EXERCISE OBJECTIVE -
Write out exactly, please, every line from the beginning of the entries to the line holding "ax = fig.add_axes([0.091, 0.188, 0.86, 0.769])", and no pictures.

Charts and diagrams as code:
[START]

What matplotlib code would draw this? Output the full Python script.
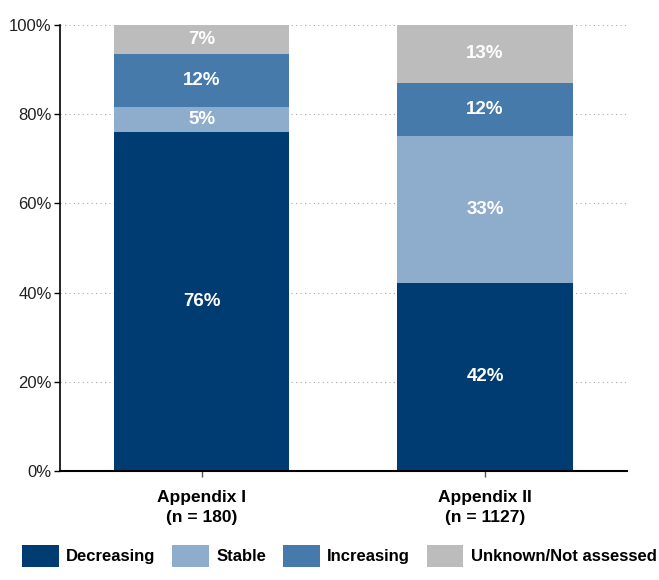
import matplotlib
matplotlib.use("Agg")
import matplotlib.pyplot as plt
import numpy as np

# Share of species by population trend, per CITES appendix
groups = ["Appendix I\n(n = 180)", "Appendix II\n(n = 1127)"]
trends = ["Decreasing", "Stable", "Increasing", "Unknown/Not assessed"]
decreasing = [76.1, 42.2]
stable = [5.4, 32.9]
increasing = [11.9, 11.9]
unknown = [6.6, 13.0]
colors = ["#003b71", "#8eadcd", "#467aab", "#bcbcbc"]

narrow = ["Liberation Sans Narrow", "Liberation Sans", "DejaVu Sans"]
regular = ["Liberation Sans", "DejaVu Sans"]

fig = plt.figure(figsize=(6.59, 5.8), dpi=100)
ax = fig.add_axes([0.091, 0.188, 0.86, 0.769])

x = np.arange(len(groups))
bottom = np.zeros(len(groups))
for name, vals, col in zip(trends, [decreasing, stable, increasing, unknown], colors):
    vals = np.array(vals)
    ax.bar(x, vals, width=0.62, bottom=bottom, color=col, label=name, zorder=2)
    for xi, b, v in zip(x, bottom, vals):
        ax.text(xi, b + v / 2, f"{v:.0f}%", ha="center", va="center",
                color="white", fontsize=13.5, fontweight="bold", family=narrow,
                zorder=3)
    bottom += vals

ax.set_xlim(-0.5, 1.5)
ax.set_ylim(0, 100)
ax.set_yticks([0, 20, 40, 60, 80, 100])
ax.set_yticklabels([f"{t}%" for t in [0, 20, 40, 60, 80, 100]],
                   family=regular, fontsize=12, color="#222222")
ax.set_xticks(x)
ax.set_xticklabels(groups, family=narrow, fontsize=12.5, fontweight="bold",
                   linespacing=1.4)
ax.tick_params(axis="y", length=4, width=1, pad=2)
ax.tick_params(axis="x", length=4, width=1, pad=10, color="#555555")
ax.yaxis.grid(True, linestyle=(0, (1, 3)), color="#aaaaaa", linewidth=0.8, zorder=0)
for s in ["top", "right"]:
    ax.spines[s].set_visible(False)
ax.spines["left"].set_linewidth(1.2)
ax.spines["bottom"].set_linewidth(1.5)

fig.legend(loc="lower center", bbox_to_anchor=(0.515, -0.003), ncol=4,
           frameon=False, handlelength=2.2, handleheight=1.6,
           columnspacing=1.0, handletextpad=0.45,
           prop={"family": narrow, "weight": "bold", "size": 12})

fig.savefig("out.png", dpi=100)
plt.close(fig)
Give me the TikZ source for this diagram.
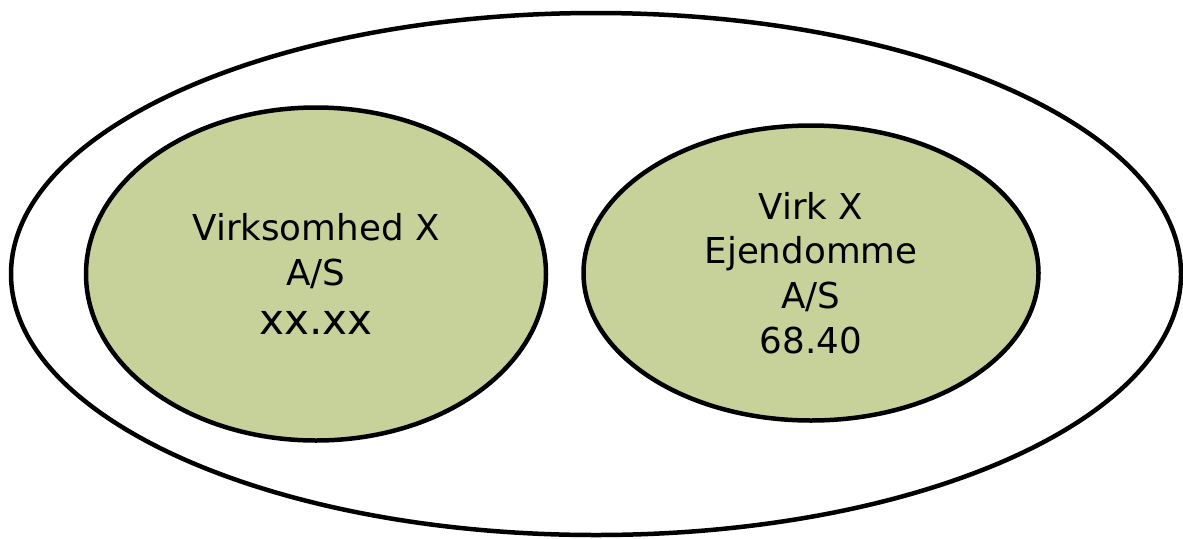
\documentclass[tikz,border=0pt]{standalone}
\usepackage{fontspec}
\setmainfont{DejaVu Sans}
\usepackage{tikz}
\usetikzlibrary{shapes.geometric}
\definecolor{firmgreen}{RGB}{198,210,154}
\tikzstyle{group}=[draw, ellipse, line width=0.09cm, inner sep=0, outer sep=0]
\tikzstyle{firm}=[group, fill=firmgreen, align=center,
                  font=\fontsize{20.3pt}{25.5pt}\selectfont]
\begin{document}
\begin{tikzpicture}[x=0.02cm, y=-0.02cm]
        % Page size of the picture.
        \useasboundingbox (0, 0) rectangle (1183, 538);
        \node[group, minimum width=1170*0.02cm, minimum height=522*0.02cm] (G) at (596, 274) {};
        \node[firm, minimum width=460*0.02cm, minimum height=333*0.02cm]   (V) at (316, 274) {Virksomhed X\\A/S\\[2pt]{\fontsize{24pt}{28pt}\selectfont xx.xx}};
        \node[firm, minimum width=455*0.02cm, minimum height=295*0.02cm]   (E) at (811, 273) {Virk X\\Ejendomme\\A/S\\68.40};
    \end{tikzpicture}
\end{document}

[END]

WRITTEN SOLUTION -
What matplotlib code would draw this? Output the full Python script.
import matplotlib
matplotlib.use("Agg")
import matplotlib.pyplot as plt
import numpy as np

# Share of species by population trend, per CITES appendix
groups = ["Appendix I\n(n = 180)", "Appendix II\n(n = 1127)"]
trends = ["Decreasing", "Stable", "Increasing", "Unknown/Not assessed"]
decreasing = [76.1, 42.2]
stable = [5.4, 32.9]
increasing = [11.9, 11.9]
unknown = [6.6, 13.0]
colors = ["#003b71", "#8eadcd", "#467aab", "#bcbcbc"]

narrow = ["Liberation Sans Narrow", "Liberation Sans", "DejaVu Sans"]
regular = ["Liberation Sans", "DejaVu Sans"]

fig = plt.figure(figsize=(6.59, 5.8), dpi=100)
ax = fig.add_axes([0.091, 0.188, 0.86, 0.769])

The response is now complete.